Learning to paint takes practice, lots of practice. While we are practicing, we need to learn the basic principles that make good paintings.
All paintings contain the art elements of line, form, space, shape, texture, value, color, balance, pattern, proportion, etc.
There are four basic art elements that appear over and over in good paintings. These are the art principles used by successful artists.
You can speed up your art journey by learning and using these basic elements in your paintings.
The four basic elements of art often encompass one or more other elements. But when we are learning to paint, it's better to keep in mind the most important things, not all the extraneous information.
All successful oil, acrylic and watercolor paintings all use a number of art elements.
We will concentrate on the four elements, the four principles of art that contribute the most to successful paintings.
If people don't feel comfortable looking at your paintings, they will move on to other artwork.
Composition comes naturally to some people, but it can also be learned.
We could spend a long time studying composition. It would include space and form, line and movement, repetition and emphasis, but we want to keep it simple.
So, let's not worry about all that extra stuff. A simple way to compose good paintings is to use the rule of thirds.
Divide your canvas into thirds. Place two vertical lines, one a third of the way across your canvas and the second at two thirds. Do the same horizontally, place one line at one third and the second at two thirds.
Place your main subject on one of four intersections of the lines. It doesn't matter which intersection you use.
If you have a living subject such as a bird or people, always have them looking into the painting.
Don't place them near the edge of the painting looking out. Their gaze will carry the viewer's eye right out of the painting onto someone else's painting.
Use these and other easy composition guidelines for successful paintings.
A correctly painted focal point draws the viewers into your paintings.
The painting's focal point or focal areas will have the highest value contrast of the painting.
In the painting "Cedar Key Canal" the boat has the highest contrast of values. That automatically makes it the focal point of the painting.
The focal point may also use the elements of color, form or pattern to attract the attention of the viewer.

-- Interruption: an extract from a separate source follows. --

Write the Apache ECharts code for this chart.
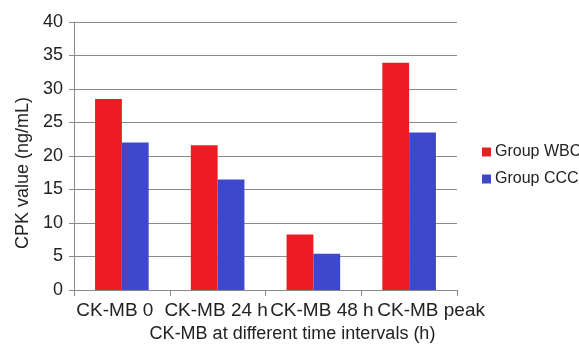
<!DOCTYPE html>
<html>
<head>
<meta charset="utf-8">
<script src="https://cdn.jsdelivr.net/npm/echarts@6/dist/echarts.min.js"></script>
<style>
  html, body { margin: 0; padding: 0; background: #fff; }
  #chart { width: 579px; height: 344px; }
</style>
</head>
<body>
<div id="chart"></div>
<script>
// CK-MB levels at each sampling time, per group (ng/mL)
const categories = ['CK-MB 0', 'CK-MB 24 h', 'CK-MB 48 h', 'CK-MB peak'];
const groupWBC = [28.5, 21.6, 8.3, 33.9];
const groupCCC = [22.0, 16.5, 5.4, 23.5];
const seriesNames = ['Group WBC', 'Group CCC'];
const yTicks = { min: 0, max: 40, step: 5 };

// horizontal nudges for the category labels so wide labels do not collide
const labelShift = [-7, -1.5, 8.5, 22];
const rich = {};
labelShift.forEach((d, i) => {
  rich['c' + i] = {
    fontSize: 19,
    fontFamily: 'Liberation Sans, Arial, sans-serif',
    color: '#222',
    padding: d >= 0 ? [0, 0, 0, 2 * d] : [0, -2 * d, 0, 0]
  };
});

const font = 'Liberation Sans, Arial, sans-serif';
const grey = '#8a8a8a';

const chart = echarts.init(document.getElementById('chart'), null, { renderer: 'canvas' });
chart.setOption({
  animation: false,
  grid: { left: 74, right: 122, top: 22, bottom: 54, containLabel: false, outerBoundsMode: 'none' },
  legend: {
    orient: 'vertical',
    left: 482,
    top: 144,
    padding: 0,
    itemWidth: 9,
    itemHeight: 9,
    itemGap: 11,
    icon: 'rect',
    textStyle: { fontSize: 16, fontFamily: font, color: '#222', padding: [0, 0, 0, -1] },
    data: seriesNames
  },
  xAxis: {
    type: 'category',
    data: categories,
    name: 'CK-MB at different time intervals (h)',
    nameLocation: 'middle',
    nameGap: 34,
    nameTextStyle: { fontSize: 18, fontFamily: font, color: '#222', padding: [0, 0, 0, 54] },
    axisLine: { lineStyle: { color: grey, width: 1 } },
    axisTick: { show: true, alignWithLabel: false, length: 6, lineStyle: { color: grey } },
    axisLabel: {
      interval: 0,
      margin: 11,
      formatter: (v, i) => '{c' + i + '|' + v + '}',
      rich: rich
    }
  },
  yAxis: {
    type: 'value',
    min: yTicks.min,
    max: yTicks.max,
    interval: yTicks.step,
    name: 'CPK value (ng/mL)',
    nameLocation: 'middle',
    nameGap: 42,
    nameRotate: 90,
    nameTextStyle: { fontSize: 18, fontFamily: font, color: '#222', padding: [0, 34, 0, 0] },
    axisLine: { show: true, lineStyle: { color: grey, width: 1 } },
    axisTick: { show: true, length: 5, lineStyle: { color: grey } },
    axisLabel: { fontSize: 18, fontFamily: font, color: '#222', margin: 11 },
    splitLine: { show: true, lineStyle: { color: grey, width: 1 } }
  },
  series: [
    {
      name: seriesNames[0],
      type: 'bar',
      data: groupWBC,
      itemStyle: { color: '#ed1c24' },
      barGap: '0%',
      barCategoryGap: '44%'
    },
    {
      name: seriesNames[1],
      type: 'bar',
      data: groupCCC,
      itemStyle: { color: '#3f48cc' },
      barGap: '0%',
      barCategoryGap: '44%'
    }
  ]
});
</script>
</body>
</html>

We can emphasize the focal areas by using warm verses cool colors. Many times we use hard edges in the focal area, as opposed to soft edges in other areas of the painting.
Value is the lightness and darkness of colors.
The dark value of the Bluebird shows up well against the lighter values of the background.
This painting, also uses warm colors against cool colors. The cool blue against the orange chest of the bird is an attention getter.
There are soft edges played against hard edges.
Form, shape, space and movement are all elements of this painting. But values are most important part of any painting.
Understand the principles of art and practice them when you paint the how-to tutorials. All this is part of learning how to
You are probably anxious to start using color. Color is one of the reasons I'm an artist because I absolutely love color.
A good understanding of the color wheel makes it easy to use and manipulate the colors in your paintings.
What are the primary and secondary colors?
Learn the tertiary colors and how to make them. Learn the complimentary colors and their valuable use in our paintings.
We can mix our dark colors from the complimentary colors in each individual painting. This will maintain the color harmony of the painting.
This watercolor painting was done with only three colors.
There are so many beautiful colors for sale at the art stores. It's easy to overstock our paint palette. I learned that lesson the hard way because I fell into the trap of buying lots of colors.
We don't have to buy all the beautiful colors from the paint store. We can mix paint colors - all of our own grey colors, pastel colors and the dark colors that harmonize with each painting.
There are so many different green paints. It's easy to make green, just mix blue and yellow. We can mix brighter spring greens by adding more yellow. We can tone down the greens and make them suitable for the shadow areas by adding their compliment, red.